::: EXERCISE INPUT

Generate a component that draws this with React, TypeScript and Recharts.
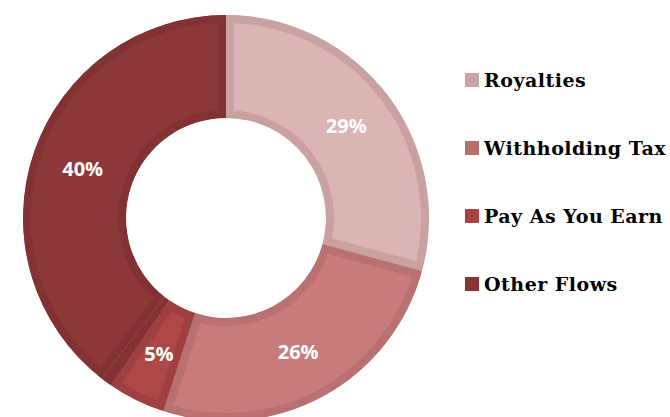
import React from 'react';
import { PieChart, Pie, Cell, Legend, Sector } from 'recharts';

// slice order is clockwise from 12 o'clock
const names = ['Royalties', 'Withholding Tax', 'Pay As You Earn', 'Unallocated', 'Other Flows'];
const values = [29.2, 25.8, 4.6, 0.9, 39.5];
const fills = ['#dbb5b5', '#c87b7a', '#ae4848', '#863538', '#8c3838'];
const borders = ['#c9a1a1', '#b87070', '#a03f40', '#833234', '#833234'];
const legendNames = ['Royalties', 'Withholding Tax', 'Pay As You Earn', 'Other Flows'];
const legendColors = ['#cba1a1', '#b86e6e', '#a84444', '#863636'];

const data = names.map((name, i) => ({ name, value: values[i] }));

const RADIAN = Math.PI / 180;

function BorderedSector(props: any) {
  const id = `slice-clip-${props.index}`;
  return (
    <g>
      <defs>
        <clipPath id={id}>
          <Sector
            cx={props.cx}
            cy={props.cy}
            innerRadius={props.innerRadius}
            outerRadius={props.outerRadius}
            startAngle={props.startAngle}
            endAngle={props.endAngle}
          />
        </clipPath>
      </defs>
      <Sector
        cx={props.cx}
        cy={props.cy}
        innerRadius={props.innerRadius}
        outerRadius={props.outerRadius}
        startAngle={props.startAngle}
        endAngle={props.endAngle}
        fill={props.fill}
        stroke={props.stroke}
        strokeWidth={16}
        clipPath={`url(#${id})`}
      />
    </g>
  );
}

function renderLabel(props: any) {
  const { cx, cy, midAngle, innerRadius, outerRadius, percent } = props;
  if (percent < 0.02) return null;
  const r = (innerRadius + outerRadius) / 2;
  const x = cx + r * Math.cos(-midAngle * RADIAN);
  const y = cy + r * Math.sin(-midAngle * RADIAN);
  return (
    <text
      x={x}
      y={y}
      fill="#ffffff"
      textAnchor="middle"
      dominantBaseline="central"
      fontFamily="'Open Sans', sans-serif"
      fontWeight={700}
      fontSize={20}
    >
      {`${Math.round(percent * 100)}%`}
    </text>
  );
}

function renderLegend() {
  return (
    <div>
      {legendNames.map((n, i) => (
        <div
          key={n}
          style={{ display: 'flex', alignItems: 'center', height: 68, whiteSpace: 'nowrap' }}
        >
          <span
            style={{
              display: 'inline-block',
              flexShrink: 0,
              width: 14,
              height: 14,
              background: legendColors[i],
              marginRight: 5,
            }}
          />
          <span
            style={{
              fontFamily: "'DejaVu Serif', serif",
              fontWeight: 700,
              fontSize: 19,
              letterSpacing: 0.5,
              color: '#000',
            }}
          >
            {n}
          </span>
        </div>
      ))}
    </div>
  );
}

export default function App() {
  return (
    <div style={{ width: 670, height: 417, background: '#fff' }}>
      <style>{'body{margin:0}'}</style>
      <PieChart width={670} height={417}>
        <Pie
          data={data}
          dataKey="value"
          nameKey="name"
          cx={221}
          cy={213}
          innerRadius={100}
          outerRadius={203}
          startAngle={90}
          endAngle={-270}
          label={renderLabel}
          labelLine={false}
          shape={BorderedSector}
          isAnimationActive={false}
        >
          {data.map((d, i) => (
            <Cell key={d.name} fill={fills[i]} stroke={borders[i]} />
          ))}
        </Pie>
        <Legend
          content={renderLegend}
          wrapperStyle={{ left: 465, top: 46, width: 205 }}
        />
      </PieChart>
    </div>
  );
}
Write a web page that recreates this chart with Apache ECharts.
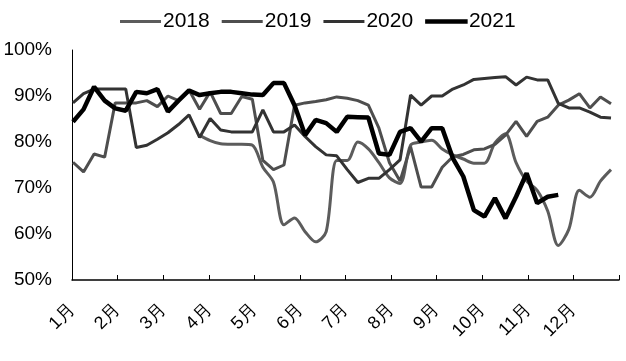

::::::

## CHALLENGE
Retype each line of the listing above word for word. Exclude the pictures.

## RESULT
Generate a component that draws this with React, TypeScript and Recharts.
import React from 'react';
import { PieChart, Pie, Cell, Legend, Sector } from 'recharts';

// slice order is clockwise from 12 o'clock
const names = ['Royalties', 'Withholding Tax', 'Pay As You Earn', 'Unallocated', 'Other Flows'];
const values = [29.2, 25.8, 4.6, 0.9, 39.5];
const fills = ['#dbb5b5', '#c87b7a', '#ae4848', '#863538', '#8c3838'];
const borders = ['#c9a1a1', '#b87070', '#a03f40', '#833234', '#833234'];
const legendNames = ['Royalties', 'Withholding Tax', 'Pay As You Earn', 'Other Flows'];
const legendColors = ['#cba1a1', '#b86e6e', '#a84444', '#863636'];

const data = names.map((name, i) => ({ name, value: values[i] }));

const RADIAN = Math.PI / 180;

function BorderedSector(props: any) {
  const id = `slice-clip-${props.index}`;
  return (
    <g>
      <defs>
        <clipPath id={id}>
          <Sector
            cx={props.cx}
            cy={props.cy}
            innerRadius={props.innerRadius}
            outerRadius={props.outerRadius}
            startAngle={props.startAngle}
            endAngle={props.endAngle}
          />
        </clipPath>
      </defs>
      <Sector
        cx={props.cx}
        cy={props.cy}
        innerRadius={props.innerRadius}
        outerRadius={props.outerRadius}
        startAngle={props.startAngle}
        endAngle={props.endAngle}
        fill={props.fill}
        stroke={props.stroke}
        strokeWidth={16}
        clipPath={`url(#${id})`}
      />
    </g>
  );
}

function renderLabel(props: any) {
  const { cx, cy, midAngle, innerRadius, outerRadius, percent } = props;
  if (percent < 0.02) return null;
  const r = (innerRadius + outerRadius) / 2;
  const x = cx + r * Math.cos(-midAngle * RADIAN);
  const y = cy + r * Math.sin(-midAngle * RADIAN);
  return (
    <text
      x={x}
      y={y}
      fill="#ffffff"
      textAnchor="middle"
      dominantBaseline="central"
      fontFamily="'Open Sans', sans-serif"
      fontWeight={700}
      fontSize={20}
    >
      {`${Math.round(percent * 100)}%`}
    </text>
  );
}

function renderLegend() {
  return (
    <div>
      {legendNames.map((n, i) => (
        <div
          key={n}
          style={{ display: 'flex', alignItems: 'center', height: 68, whiteSpace: 'nowrap' }}
        >
          <span
            style={{
              display: 'inline-block',
              flexShrink: 0,
              width: 14,
              height: 14,
              background: legendColors[i],
              marginRight: 5,
            }}
          />
          <span
            style={{
              fontFamily: "'DejaVu Serif', serif",
              fontWeight: 700,
              fontSize: 19,
              letterSpacing: 0.5,
              color: '#000',
            }}
          >
            {n}
          </span>
        </div>
      ))}
    </div>
  );
}

export default function App() {
  return (
    <div style={{ width: 670, height: 417, background: '#fff' }}>
      <style>{'body{margin:0}'}</style>
      <PieChart width={670} height={417}>
        <Pie
          data={data}
          dataKey="value"
          nameKey="name"
          cx={221}
          cy={213}
          innerRadius={100}
          outerRadius={203}
          startAngle={90}
          endAngle={-270}
          label={renderLabel}
          labelLine={false}
          shape={BorderedSector}
          isAnimationActive={false}
        >
          {data.map((d, i) => (
            <Cell key={d.name} fill={fills[i]} stroke={borders[i]} />
          ))}
        </Pie>
        <Legend
          content={renderLegend}
          wrapperStyle={{ left: 465, top: 46, width: 205 }}
        />
      </PieChart>
    </div>
  );
}
Write a web page that recreates this chart with Apache ECharts.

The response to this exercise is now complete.